Being able to assemble fresh and interesting salads makes you really appreciate growing your own. We had a sunny midwinter day recently where we bucked the easy routine of bread (home made sourdough of course!) and cheese for lunch and had a freshly picked salad.

It's so good to make a salad straight from the garden, and Winter gives us plenty of choice
Fresh picked lettuce, highlighted with borage, nasturtium and pineapple sage flowers, and a mixed tomato salad.

Making a Winter salad

What lifts a salad out of the ordinary is having some visual variety to choose from. One type of almost-ripe supermarket tomato? Hmmm. Three types and colours of homegrown tomatoes? Yum! And for the lettuce salad, spicing it up visually and flavour-wise with blue borage, yellow nasturtium and red pineapple sage flowers takes it from ordinary to a treat.

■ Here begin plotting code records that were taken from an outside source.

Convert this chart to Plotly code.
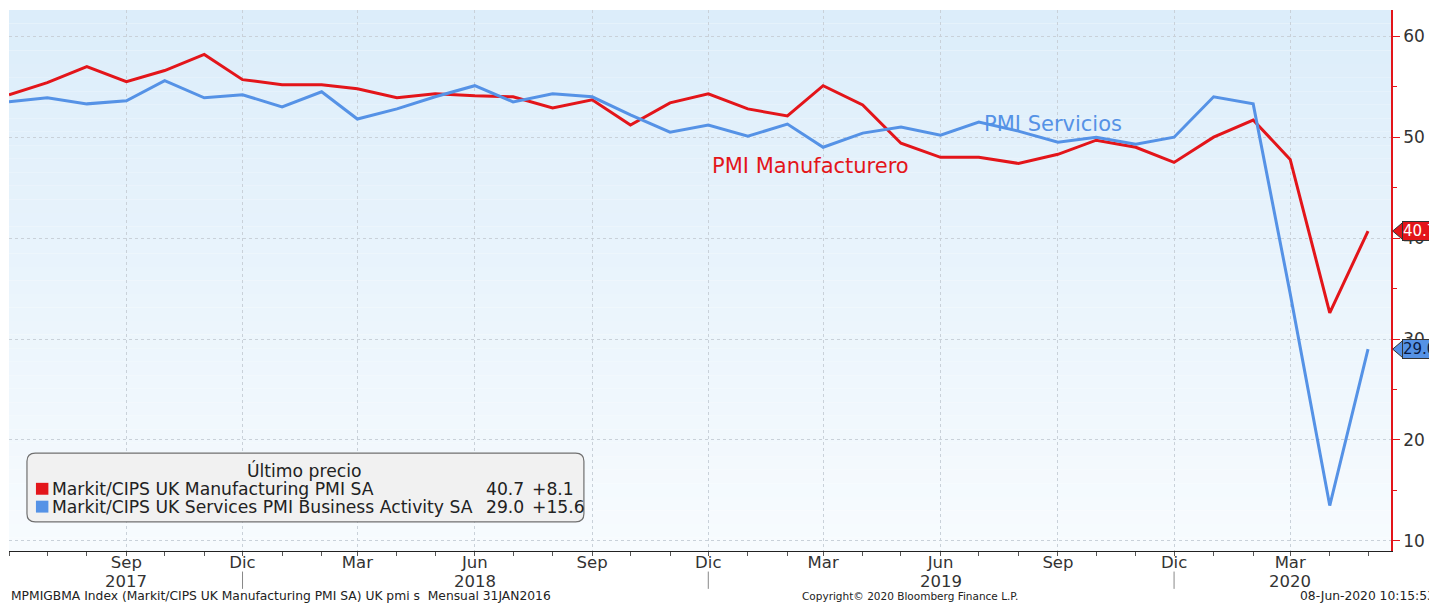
import pandas as pd
import plotly.graph_objects as go

# monthly PMI readings, Jun 2017 .. May 2020
months = pd.date_range("2017-06-01", periods=36, freq="MS")
manufacturing = [54.2, 55.4, 57.0, 55.5, 56.6, 58.2, 55.7, 55.2, 55.2, 54.8, 53.9, 54.3,
                 54.1, 54.0, 52.9, 53.7, 51.2, 53.4, 54.3, 52.8, 52.1, 55.1, 53.2, 49.4,
                 48.0, 48.0, 47.4, 48.3, 49.7, 49.0, 47.5, 50.0, 51.7, 47.8, 32.6, 40.7]
services = [53.5, 53.9, 53.3, 53.6, 55.6, 53.9, 54.2, 53.0, 54.5, 51.8, 52.8, 54.0,
            55.1, 53.5, 54.3, 54.0, 52.2, 50.5, 51.2, 50.1, 51.3, 49.0, 50.4, 51.0,
            50.2, 51.5, 50.6, 49.5, 50.0, 49.3, 50.0, 54.0, 53.3, 34.5, 13.5, 29.0]

tick_dates = pd.date_range("2017-09-01", "2020-03-01", freq="3MS")
tick_text = ["Sep", "Dic", "Mar", "Jun", "Sep", "Dic", "Mar", "Jun", "Sep", "Dic", "Mar"]
year_labels = ["2017", "2018", "2019", "2020"]
year_label_dates = ["2017-09-01", "2018-06-01", "2019-06-01", "2020-03-01"]
year_breaks = ["2017-12-01", "2018-12-01", "2019-12-01"]

legend_title = "Último precio"
legend_rows = [("Markit/CIPS UK Manufacturing PMI SA", "40.7", "+8.1"),
               ("Markit/CIPS UK Services PMI Business Activity SA", "29.0", "+15.6")]

RED = "#e3151a"
BLUE = "#5592e6"
FONT = "DejaVu Sans"
TXT = "#222"

fig = go.Figure()
fig.add_trace(go.Scatter(x=months, y=manufacturing, mode="lines",
                         line=dict(color=RED, width=3), name="PMI Manufacturero"))
fig.add_trace(go.Scatter(x=months, y=services, mode="lines",
                         line=dict(color=BLUE, width=3), name="PMI Servicios"))

shapes = []
# light blue gradient background of the plot area
n = 40
top, bot = (220, 237, 250), (247, 251, 254)
for i in range(n):
    f = i / (n - 1)
    c = tuple(round(bot[k] + (top[k] - bot[k]) * f) for k in range(3))
    shapes.append(dict(type="rect", xref="paper", yref="paper", x0=0, x1=1,
                       y0=i / n, y1=(i + 1) / n, line=dict(width=0),
                       fillcolor="rgb(%d,%d,%d)" % c, layer="below"))

# year separators under the axis
for d in year_breaks:
    shapes.append(dict(type="line", xref="x", yref="paper", x0=d, x1=d,
                       y0=-0.038, y1=-0.07, line=dict(color="#888", width=1)))

# legend box
lx0, lx1, ly0, ly1, r = 0.013, 0.416, 0.054, 0.181, 0.006
shapes.append(dict(type="path", xref="paper", yref="paper",
                   path=(f"M {lx0+r},{ly0} L {lx1-r},{ly0} Q {lx1},{ly0} {lx1},{ly0+r*2.5} "
                         f"L {lx1},{ly1-r*2.5} Q {lx1},{ly1} {lx1-r},{ly1} "
                         f"L {lx0+r},{ly1} Q {lx0},{ly1} {lx0},{ly1-r*2.5} "
                         f"L {lx0},{ly0+r*2.5} Q {lx0},{ly0} {lx0+r},{ly0} Z"),
                   line=dict(color="#707070", width=1.2), fillcolor="#f1f1f1"))

leg_font = dict(family=FONT, size=17.2, color=TXT)
annotations = [
    dict(text=legend_title, x=0.214, y=0.148, xref="paper", yref="paper",
         xanchor="center", yanchor="middle", showarrow=False, font=leg_font),
]
for (label, last, chg), color, yy in zip(legend_rows, [RED, BLUE], [0.115, 0.082]):
    shapes.append(dict(type="rect", xref="paper", yref="paper",
                       x0=0.0195, x1=0.0285, y0=yy - 0.011, y1=yy + 0.011,
                       line=dict(width=0), fillcolor=color))
    annotations.append(dict(text=label, x=0.0318, xshift=-3, y=yy, xref="paper", yref="paper",
                            xanchor="left", yanchor="middle", showarrow=False, font=leg_font))
    annotations.append(dict(text=last, x=0.3686, xshift=8, y=yy, xref="paper", yref="paper",
                            xanchor="right", yanchor="middle", showarrow=False, font=leg_font))
    annotations.append(dict(text=chg, x=0.374, xshift=4, y=yy, xref="paper", yref="paper",
                            xanchor="left", yanchor="middle", showarrow=False, font=leg_font))

# series labels in the chart
annotations.append(dict(text="PMI Manufacturero", x="2019-02-19", y=47.1,
                        xanchor="center", yanchor="middle",
                        showarrow=False, font=dict(family=FONT, size=21, color=RED)))
annotations.append(dict(text="PMI Servicios", x="2019-08-28", y=51.3,
                        xanchor="center", yanchor="middle",
                        showarrow=False, font=dict(family=FONT, size=21, color=BLUE)))

# year labels under the month ticks
for lab, d in zip(year_labels, year_label_dates):
    annotations.append(dict(text=lab, x=d, y=-0.056, xref="x", yref="paper",
                            xanchor="center", yanchor="middle", showarrow=False,
                            font=dict(family=FONT, size=16.5, color="#333")))

# last value tags on the right axis
for val, fill, txt in [(manufacturing[-1], RED, "white"), (services[-1], BLUE, "#0a1a40")]:
    shapes.append(dict(type="path", xref="paper", yref="y",
                       path=f"M 1.0012,{val} L 1.0085,{val + 0.85} L 1.0085,{val - 0.85} Z",
                       line=dict(color="#333", width=1), fillcolor=fill))
    annotations.append(dict(text=f"{val:.1f}", x=1.0078, y=val, xref="paper", yref="y",
                            xanchor="left", yanchor="middle", showarrow=False, bgcolor=fill,
                            bordercolor="#333", borderwidth=1, borderpad=0,
                            font=dict(family=FONT, size=15, color=txt)))

# footer
foot = dict(family=FONT, size=12.3, color=TXT)
annotations += [
    dict(text="MPMIGBMA Index (Markit/CIPS UK Manufacturing PMI SA) UK pmi s  Mensual 31JAN2016",
         x=0.0, xshift=0, y=-0.083, xref="paper", yref="paper", xanchor="left", yanchor="middle",
         showarrow=False, font=foot),
    dict(text="Copyright© 2020 Bloomberg Finance L.P.", x=0.652, y=-0.083,
         xref="paper", yref="paper", xanchor="center", yanchor="middle", showarrow=False,
         font=dict(family=FONT, size=10.5, color=TXT)),
    dict(text="08-Jun-2020 10:15:53", x=1.0, xshift=46, y=-0.083, xref="paper", yref="paper",
         xanchor="right", yanchor="middle", showarrow=False, font=foot),
]

# the page body adds an 8px offset, so the figure is sized to the visible window
fig.update_layout(
    width=1429, height=595,
    margin=dict(l=1, r=46, t=2, b=52, autoexpand=False),
    paper_bgcolor="white", plot_bgcolor="rgba(0,0,0,0)",
    showlegend=False,
    shapes=shapes, annotations=annotations,
    font=dict(family=FONT, size=16, color="#333"),
)
fig.update_xaxes(
    range=["2017-06-01", "2020-05-19"], automargin=False,
    tickvals=tick_dates, ticktext=tick_text, ticklabelstandoff=-8,
    showline=True, linecolor="#222", linewidth=1,
    ticks="outside", ticklen=4, tickcolor="#555",
    minor=dict(dtick="M1", ticks="outside", ticklen=4, tickcolor="#555", showgrid=False),
    showgrid=True, gridcolor="#c9d1d9", griddash="dot", gridwidth=1,
    tickfont=dict(size=16.5, color="#333"), zeroline=False,
)
fig.update_yaxes(
    side="right", range=[9, 62.6], dtick=10, tick0=0, automargin=False,
    showline=True, linecolor=RED, linewidth=1.5,
    ticks="outside", ticklen=7, tickcolor=RED,
    minor=dict(dtick=5, ticks="outside", ticklen=4, tickcolor=RED, showgrid=False),
    showgrid=True, gridcolor="#c9d1d9", griddash="dot", gridwidth=1,
    tickfont=dict(size=17, color="#333"), zeroline=False,
)

fig.write_html("out.html")
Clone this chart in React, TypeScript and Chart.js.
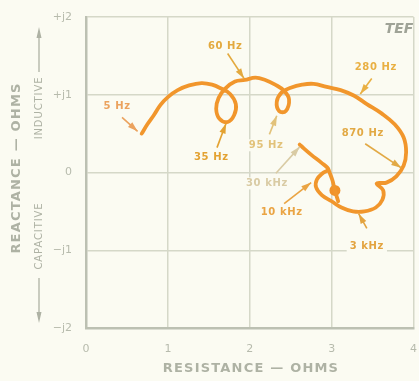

Lettuce, the basis of most of our salads here, is so rewarding. In your home garden you can easily have four or more varieties growing, to give colour and shape variations. Then add whatever other greens are about, maybe dandelion, endive, chicory, cress, whatever; a few leaves will add extra flavour and colour.

I think the only rules for green salad making are plenty of olive oil, a good amount of salt, and a toss of something acid. Otherwise, the garden is your pallet.

It was a nice lift that gave us an early glimpse of Spring in midwinter.